-- begin DATASET ENTRIES --
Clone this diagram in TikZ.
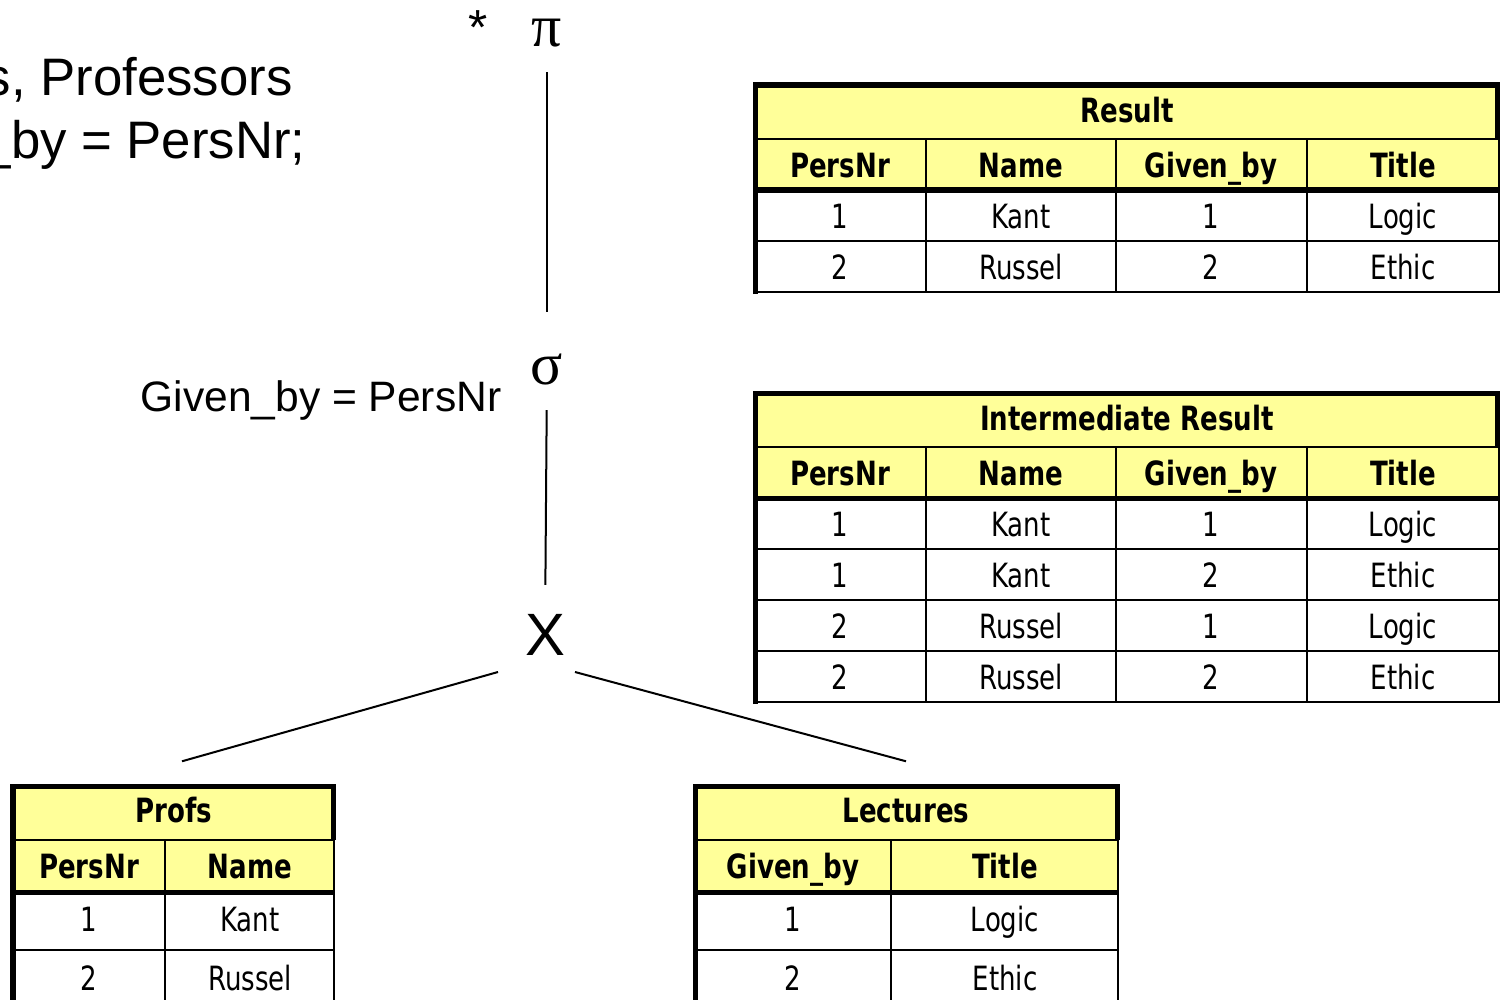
\documentclass[tikz,border=0pt]{standalone}
\usepackage{fontspec}
\setmainfont{Liberation Sans}
\newfontfamily\tabfont[FakeStretch=0.78]{DejaVu Sans}
\newfontfamily\grkfont{Liberation Serif}
\usepackage{tikz}
\usetikzlibrary{calc}
\usetikzlibrary{positioning}
\definecolor{tabyellow}{RGB}{255,255,153}

\begin{document}
\begin{tikzpicture}[
x=0.01cm,y=-0.01cm,
ThinLine/.style={draw=black,line width=0.02cm},
ThickLine/.style={draw=black,line width=0.05cm},
TitleCell/.style={fill=tabyellow,inner sep=0,text height=0.25cm,text depth=0.04cm,font=\fontsize{9.5}{11}\tabfont\bfseries},
HeadText/.style={anchor=base,inner sep=0,font=\fontsize{9.5}{11}\tabfont\bfseries},
CellText/.style={anchor=base,inner sep=0,font=\fontsize{9.5}{11}\tabfont},
Operator/.style={inner sep=0},
Edge/.style={black,line width=0.02cm}
]
\useasboundingbox (0,0) rectangle (1505,1000);
\clip (0,0) rectangle (1505,1000);

% query text (cut at the left border)
\node[anchor=base west,inner sep=0,font=\fontsize{15}{18}\selectfont] (sqlfrom) at (-16,95) {s, Professors};
\node[anchor=base west,inner sep=0,font=\fontsize{15}{18}\selectfont] (sqlwhere) at (-19,158) {\_by = PersNr;};

% operator tree
\node[Operator,font=\fontsize{14}{16}\selectfont] (star) at (478,28) {*};
\node[Operator,font=\fontsize{17}{20}\grkfont] (pi) at (547,33) {π};
\node[Operator,font=\fontsize{17}{20}\grkfont] (sigma) at (547,369) {σ};
\node[Operator,font=\fontsize{17}{20}\selectfont] (cross) at (545,635) {X};
\node[anchor=base east,inner sep=0,font=\fontsize{12.1}{15}\selectfont] (cond) at (502,411) {Given\_by = PersNr};

% ---------------- Result ----------------
\fill[tabyellow] (755,85) rectangle (1499,190);
\node[TitleCell,minimum width=7.4cm,minimum height=0.54cm] (res) at (1127,112) {Result};
\foreach \x/\t [count=\c] in {840/PersNr,1021/Name,1211/Given\_by,1403/Title}
  \node[HeadText] (res-h\c) at (\x,177) {\t};
\foreach \y/\a/\b/\e/\f [count=\r] in {228/1/Kant/1/Logic,279/2/Russel/2/Ethic}{
  \node[CellText] (res-\r-1) at (840,\y) {\a};
  \node[CellText] (res-\r-2) at (1021,\y) {\b};
  \node[CellText] (res-\r-3) at (1211,\y) {\e};
  \node[CellText] (res-\r-4) at (1403,\y) {\f};
}
\draw[ThinLine] (755,139) -- (1499,139);
\draw[ThinLine] (755,241) -- (1499,241);
\draw[ThinLine] (755,292) -- (1499,292) -- (1499,139);
\foreach \x in {926,1116,1307}
  \draw[ThinLine] (\x,139) -- (\x,292);
\draw[ThickLine] (755,294) -- (755,85) -- (1497,85) -- (1497,139);
\draw[ThickLine] (753,190) -- (1500,190);

% ---------------- Intermediate Result ----------------
\fill[tabyellow] (755,393) rectangle (1499,498);
\node[TitleCell,minimum width=7.4cm,minimum height=0.54cm] (inter) at (1127,420) {Intermediate Result};
\foreach \x/\t [count=\c] in {840/PersNr,1021/Name,1211/Given\_by,1403/Title}
  \node[HeadText] (inter-h\c) at (\x,485) {\t};
\foreach \y/\a/\b/\e/\f [count=\r] in {536/1/Kant/1/Logic,587/1/Kant/2/Ethic,638/2/Russel/1/Logic,689/2/Russel/2/Ethic}{
  \node[CellText] (inter-\r-1) at (840,\y) {\a};
  \node[CellText] (inter-\r-2) at (1021,\y) {\b};
  \node[CellText] (inter-\r-3) at (1211,\y) {\e};
  \node[CellText] (inter-\r-4) at (1403,\y) {\f};
}
\draw[ThinLine] (755,447) -- (1499,447);
\foreach \y in {549,600,651}
  \draw[ThinLine] (755,\y) -- (1499,\y);
\draw[ThinLine] (755,702) -- (1499,702) -- (1499,447);
\foreach \x in {926,1116,1307}
  \draw[ThinLine] (\x,447) -- (\x,702);
\draw[ThickLine] (755,704) -- (755,393) -- (1497,393) -- (1497,447);
\draw[ThickLine] (753,498) -- (1500,498);

% ---------------- Profs ----------------
\fill[tabyellow] (13,786) rectangle (334,892);
\node[TitleCell,minimum width=3.21cm,minimum height=0.54cm] (profs) at (174,812) {Profs};
\foreach \x/\t [count=\c] in {89/PersNr,250/Name}
  \node[HeadText] (profs-h\c) at (\x,878) {\t};
\foreach \y/\a/\b [count=\r] in {931/1/Kant,990/2/Russel}{
  \node[CellText] (profs-\r-1) at (89,\y) {\a};
  \node[CellText] (profs-\r-2) at (250,\y) {\b};
}
\draw[ThinLine] (13,840) -- (334,840);
\draw[ThinLine] (13,950) -- (334,950);
\draw[ThinLine] (334,840) -- (334,1010);
\draw[ThinLine] (165,840) -- (165,1010);
\draw[ThickLine] (13,1010) -- (13,786) -- (333,786) -- (333,840);
\draw[ThickLine] (11,892) -- (335,892);

% ---------------- Lectures ----------------
\fill[tabyellow] (695,786) rectangle (1118,892);
\node[TitleCell,minimum width=4.21cm,minimum height=0.54cm] (lect) at (906,812) {Lectures};
\foreach \x/\t [count=\c] in {793/Given\_by,1005/Title}
  \node[HeadText] (lect-h\c) at (\x,878) {\t};
\foreach \y/\a/\b [count=\r] in {931/1/Logic,990/2/Ethic}{
  \node[CellText] (lect-\r-1) at (793,\y) {\a};
  \node[CellText] (lect-\r-2) at (1005,\y) {\b};
}
\draw[ThinLine] (695,840) -- (1118,840);
\draw[ThinLine] (695,950) -- (1118,950);
\draw[ThinLine] (1118,840) -- (1118,1010);
\draw[ThinLine] (891,840) -- (891,1010);
\draw[ThickLine] (695,1010) -- (695,786) -- (1117,786) -- (1117,840);
\draw[ThickLine] (693,892) -- (1119,892);

% edges of the tree
\draw[Edge,shorten <=0.39cm,shorten >=0.57cm] (pi.center) -- (sigma.center);
\draw[Edge,shorten <=0.41cm,shorten >=0.50cm] (sigma.center) -- (cross.center);
\draw[Edge] ([shift={(-47,37)}]cross.center) -- ([shift={(8,-23)}]profs.north);
\draw[Edge] ([shift={(30,37)}]cross.center) -- ([shift={(0,-23)}]lect.north);

\end{tikzpicture}
\end{document}
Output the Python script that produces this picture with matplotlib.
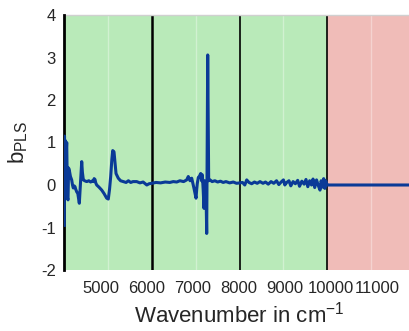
-- end DATASET ENTRIES --
| SET PROBLEM |
Output the records above as they stand, from the first line to the line with "(sqlwhere) at (-19,158)", inclusive, and exclude the pictures.

| THE OUTPUT |
Clone this diagram in TikZ.
\documentclass[tikz,border=0pt]{standalone}
\usepackage{fontspec}
\setmainfont{Liberation Sans}
\newfontfamily\tabfont[FakeStretch=0.78]{DejaVu Sans}
\newfontfamily\grkfont{Liberation Serif}
\usepackage{tikz}
\usetikzlibrary{calc}
\usetikzlibrary{positioning}
\definecolor{tabyellow}{RGB}{255,255,153}

\begin{document}
\begin{tikzpicture}[
x=0.01cm,y=-0.01cm,
ThinLine/.style={draw=black,line width=0.02cm},
ThickLine/.style={draw=black,line width=0.05cm},
TitleCell/.style={fill=tabyellow,inner sep=0,text height=0.25cm,text depth=0.04cm,font=\fontsize{9.5}{11}\tabfont\bfseries},
HeadText/.style={anchor=base,inner sep=0,font=\fontsize{9.5}{11}\tabfont\bfseries},
CellText/.style={anchor=base,inner sep=0,font=\fontsize{9.5}{11}\tabfont},
Operator/.style={inner sep=0},
Edge/.style={black,line width=0.02cm}
]
\useasboundingbox (0,0) rectangle (1505,1000);
\clip (0,0) rectangle (1505,1000);

% query text (cut at the left border)
\node[anchor=base west,inner sep=0,font=\fontsize{15}{18}\selectfont] (sqlfrom) at (-16,95) {s, Professors};
\node[anchor=base west,inner sep=0,font=\fontsize{15}{18}\selectfont] (sqlwhere) at (-19,158) {\_by = PersNr;};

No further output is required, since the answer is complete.